• WRITTEN INSTRUCTION
Reproduce the listing verbatim.
* START MATERIAL PROVIDED *
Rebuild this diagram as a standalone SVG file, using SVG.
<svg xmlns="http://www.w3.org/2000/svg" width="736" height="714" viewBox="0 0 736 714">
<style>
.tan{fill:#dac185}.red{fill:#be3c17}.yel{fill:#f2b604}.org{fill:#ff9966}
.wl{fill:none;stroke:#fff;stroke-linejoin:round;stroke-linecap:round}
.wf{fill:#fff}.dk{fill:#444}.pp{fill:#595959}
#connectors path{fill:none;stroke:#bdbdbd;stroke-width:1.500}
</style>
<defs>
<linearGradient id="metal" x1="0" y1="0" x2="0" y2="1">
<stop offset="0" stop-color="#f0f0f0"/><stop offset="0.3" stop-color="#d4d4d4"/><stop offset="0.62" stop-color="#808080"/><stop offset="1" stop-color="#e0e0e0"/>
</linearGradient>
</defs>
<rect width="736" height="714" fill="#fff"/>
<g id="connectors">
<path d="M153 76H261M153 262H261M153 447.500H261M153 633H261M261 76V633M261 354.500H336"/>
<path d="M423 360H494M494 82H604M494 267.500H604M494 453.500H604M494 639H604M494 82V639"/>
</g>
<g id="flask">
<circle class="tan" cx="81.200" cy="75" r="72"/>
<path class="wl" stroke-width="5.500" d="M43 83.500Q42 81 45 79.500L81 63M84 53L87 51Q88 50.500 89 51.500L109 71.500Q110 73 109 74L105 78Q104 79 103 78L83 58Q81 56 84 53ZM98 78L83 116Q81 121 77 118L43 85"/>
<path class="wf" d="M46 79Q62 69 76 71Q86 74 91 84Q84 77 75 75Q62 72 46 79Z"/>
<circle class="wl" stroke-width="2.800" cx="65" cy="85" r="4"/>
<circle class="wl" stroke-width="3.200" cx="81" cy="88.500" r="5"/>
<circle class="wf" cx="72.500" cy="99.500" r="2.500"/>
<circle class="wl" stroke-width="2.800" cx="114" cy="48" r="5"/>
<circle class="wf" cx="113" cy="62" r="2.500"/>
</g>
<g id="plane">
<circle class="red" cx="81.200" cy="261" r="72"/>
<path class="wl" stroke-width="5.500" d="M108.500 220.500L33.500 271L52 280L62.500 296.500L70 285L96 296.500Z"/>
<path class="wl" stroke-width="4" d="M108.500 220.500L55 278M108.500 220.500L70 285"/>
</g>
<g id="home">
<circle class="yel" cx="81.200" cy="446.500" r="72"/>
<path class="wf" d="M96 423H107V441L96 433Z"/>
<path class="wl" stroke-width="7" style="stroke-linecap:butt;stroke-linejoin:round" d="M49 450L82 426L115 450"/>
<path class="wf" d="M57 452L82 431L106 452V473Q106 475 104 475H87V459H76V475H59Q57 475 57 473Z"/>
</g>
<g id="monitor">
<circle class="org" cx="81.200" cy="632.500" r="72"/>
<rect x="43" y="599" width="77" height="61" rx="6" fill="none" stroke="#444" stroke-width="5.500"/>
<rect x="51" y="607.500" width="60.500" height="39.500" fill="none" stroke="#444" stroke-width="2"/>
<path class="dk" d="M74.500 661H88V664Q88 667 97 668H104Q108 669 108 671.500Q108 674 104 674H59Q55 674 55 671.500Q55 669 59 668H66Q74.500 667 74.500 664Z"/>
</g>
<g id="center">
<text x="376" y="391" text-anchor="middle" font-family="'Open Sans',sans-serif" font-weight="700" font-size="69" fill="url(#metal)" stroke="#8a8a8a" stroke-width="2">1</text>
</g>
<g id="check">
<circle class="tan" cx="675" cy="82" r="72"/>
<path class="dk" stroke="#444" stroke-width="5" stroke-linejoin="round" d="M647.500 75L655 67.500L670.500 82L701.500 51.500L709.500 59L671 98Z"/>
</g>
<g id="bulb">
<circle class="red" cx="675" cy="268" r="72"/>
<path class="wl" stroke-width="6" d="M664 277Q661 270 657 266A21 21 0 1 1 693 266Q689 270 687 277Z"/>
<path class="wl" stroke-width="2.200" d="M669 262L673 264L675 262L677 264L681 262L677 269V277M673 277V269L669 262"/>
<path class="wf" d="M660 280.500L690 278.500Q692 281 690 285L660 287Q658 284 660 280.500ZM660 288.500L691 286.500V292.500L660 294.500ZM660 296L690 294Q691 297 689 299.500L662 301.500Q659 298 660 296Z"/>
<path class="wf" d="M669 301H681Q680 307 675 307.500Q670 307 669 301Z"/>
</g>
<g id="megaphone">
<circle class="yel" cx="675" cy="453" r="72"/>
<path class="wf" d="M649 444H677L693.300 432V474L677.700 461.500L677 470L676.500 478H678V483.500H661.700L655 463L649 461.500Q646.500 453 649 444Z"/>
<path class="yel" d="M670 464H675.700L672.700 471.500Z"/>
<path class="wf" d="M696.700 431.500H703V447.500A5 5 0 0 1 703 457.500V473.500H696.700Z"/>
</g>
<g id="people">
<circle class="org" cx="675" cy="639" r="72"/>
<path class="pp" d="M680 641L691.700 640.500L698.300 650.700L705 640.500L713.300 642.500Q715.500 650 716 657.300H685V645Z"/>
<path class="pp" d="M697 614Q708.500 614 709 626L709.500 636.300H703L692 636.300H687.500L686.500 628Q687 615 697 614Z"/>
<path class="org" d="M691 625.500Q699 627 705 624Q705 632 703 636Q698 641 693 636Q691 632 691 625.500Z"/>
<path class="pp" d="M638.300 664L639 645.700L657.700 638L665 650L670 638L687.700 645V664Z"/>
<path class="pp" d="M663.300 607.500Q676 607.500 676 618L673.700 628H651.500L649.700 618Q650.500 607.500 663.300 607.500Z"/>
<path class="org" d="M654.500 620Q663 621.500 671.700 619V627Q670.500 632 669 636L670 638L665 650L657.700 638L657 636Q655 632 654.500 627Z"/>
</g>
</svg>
* END MATERIAL PROVIDED *
• PROBLEM SOLUTION
Rebuild this diagram as a standalone SVG file, using SVG.
<svg xmlns="http://www.w3.org/2000/svg" width="736" height="714" viewBox="0 0 736 714">
<style>
.tan{fill:#dac185}.red{fill:#be3c17}.yel{fill:#f2b604}.org{fill:#ff9966}
.wl{fill:none;stroke:#fff;stroke-linejoin:round;stroke-linecap:round}
.wf{fill:#fff}.dk{fill:#444}.pp{fill:#595959}
#connectors path{fill:none;stroke:#bdbdbd;stroke-width:1.500}
</style>
<defs>
<linearGradient id="metal" x1="0" y1="0" x2="0" y2="1">
<stop offset="0" stop-color="#f0f0f0"/><stop offset="0.3" stop-color="#d4d4d4"/><stop offset="0.62" stop-color="#808080"/><stop offset="1" stop-color="#e0e0e0"/>
</linearGradient>
</defs>
<rect width="736" height="714" fill="#fff"/>
<g id="connectors">
<path d="M153 76H261M153 262H261M153 447.500H261M153 633H261M261 76V633M261 354.500H336"/>
<path d="M423 360H494M494 82H604M494 267.500H604M494 453.500H604M494 639H604M494 82V639"/>
</g>
<g id="flask">
<circle class="tan" cx="81.200" cy="75" r="72"/>
<path class="wl" stroke-width="5.500" d="M43 83.500Q42 81 45 79.500L81 63M84 53L87 51Q88 50.500 89 51.500L109 71.500Q110 73 109 74L105 78Q104 79 103 78L83 58Q81 56 84 53ZM98 78L83 116Q81 121 77 118L43 85"/>
<path class="wf" d="M46 79Q62 69 76 71Q86 74 91 84Q84 77 75 75Q62 72 46 79Z"/>
<circle class="wl" stroke-width="2.800" cx="65" cy="85" r="4"/>
<circle class="wl" stroke-width="3.200" cx="81" cy="88.500" r="5"/>
<circle class="wf" cx="72.500" cy="99.500" r="2.500"/>
<circle class="wl" stroke-width="2.800" cx="114" cy="48" r="5"/>
<circle class="wf" cx="113" cy="62" r="2.500"/>
</g>
<g id="plane">
<circle class="red" cx="81.200" cy="261" r="72"/>
<path class="wl" stroke-width="5.500" d="M108.500 220.500L33.500 271L52 280L62.500 296.500L70 285L96 296.500Z"/>
<path class="wl" stroke-width="4" d="M108.500 220.500L55 278M108.500 220.500L70 285"/>
</g>
<g id="home">
<circle class="yel" cx="81.200" cy="446.500" r="72"/>
<path class="wf" d="M96 423H107V441L96 433Z"/>
<path class="wl" stroke-width="7" style="stroke-linecap:butt;stroke-linejoin:round" d="M49 450L82 426L115 450"/>
<path class="wf" d="M57 452L82 431L106 452V473Q106 475 104 475H87V459H76V475H59Q57 475 57 473Z"/>
</g>
<g id="monitor">
<circle class="org" cx="81.200" cy="632.500" r="72"/>
<rect x="43" y="599" width="77" height="61" rx="6" fill="none" stroke="#444" stroke-width="5.500"/>
<rect x="51" y="607.500" width="60.500" height="39.500" fill="none" stroke="#444" stroke-width="2"/>
<path class="dk" d="M74.500 661H88V664Q88 667 97 668H104Q108 669 108 671.500Q108 674 104 674H59Q55 674 55 671.500Q55 669 59 668H66Q74.500 667 74.500 664Z"/>
</g>
<g id="center">
<text x="376" y="391" text-anchor="middle" font-family="'Open Sans',sans-serif" font-weight="700" font-size="69" fill="url(#metal)" stroke="#8a8a8a" stroke-width="2">1</text>
</g>
<g id="check">
<circle class="tan" cx="675" cy="82" r="72"/>
<path class="dk" stroke="#444" stroke-width="5" stroke-linejoin="round" d="M647.500 75L655 67.500L670.500 82L701.500 51.500L709.500 59L671 98Z"/>
</g>
<g id="bulb">
<circle class="red" cx="675" cy="268" r="72"/>
<path class="wl" stroke-width="6" d="M664 277Q661 270 657 266A21 21 0 1 1 693 266Q689 270 687 277Z"/>
<path class="wl" stroke-width="2.200" d="M669 262L673 264L675 262L677 264L681 262L677 269V277M673 277V269L669 262"/>
<path class="wf" d="M660 280.500L690 278.500Q692 281 690 285L660 287Q658 284 660 280.500ZM660 288.500L691 286.500V292.500L660 294.500ZM660 296L690 294Q691 297 689 299.500L662 301.500Q659 298 660 296Z"/>
<path class="wf" d="M669 301H681Q680 307 675 307.500Q670 307 669 301Z"/>
</g>
<g id="megaphone">
<circle class="yel" cx="675" cy="453" r="72"/>
<path class="wf" d="M649 444H677L693.300 432V474L677.700 461.500L677 470L676.500 478H678V483.500H661.700L655 463L649 461.500Q646.500 453 649 444Z"/>
<path class="yel" d="M670 464H675.700L672.700 471.500Z"/>
<path class="wf" d="M696.700 431.500H703V447.500A5 5 0 0 1 703 457.500V473.500H696.700Z"/>
</g>
<g id="people">
<circle class="org" cx="675" cy="639" r="72"/>
<path class="pp" d="M680 641L691.700 640.500L698.300 650.700L705 640.500L713.300 642.500Q715.500 650 716 657.300H685V645Z"/>
<path class="pp" d="M697 614Q708.500 614 709 626L709.500 636.300H703L692 636.300H687.500L686.500 628Q687 615 697 614Z"/>
<path class="org" d="M691 625.500Q699 627 705 624Q705 632 703 636Q698 641 693 636Q691 632 691 625.500Z"/>
<path class="pp" d="M638.300 664L639 645.700L657.700 638L665 650L670 638L687.700 645V664Z"/>
<path class="pp" d="M663.300 607.500Q676 607.500 676 618L673.700 628H651.500L649.700 618Q650.500 607.500 663.300 607.500Z"/>
<path class="org" d="M654.500 620Q663 621.500 671.700 619V627Q670.500 632 669 636L670 638L665 650L657.700 638L657 636Q655 632 654.500 627Z"/>
</g>
</svg>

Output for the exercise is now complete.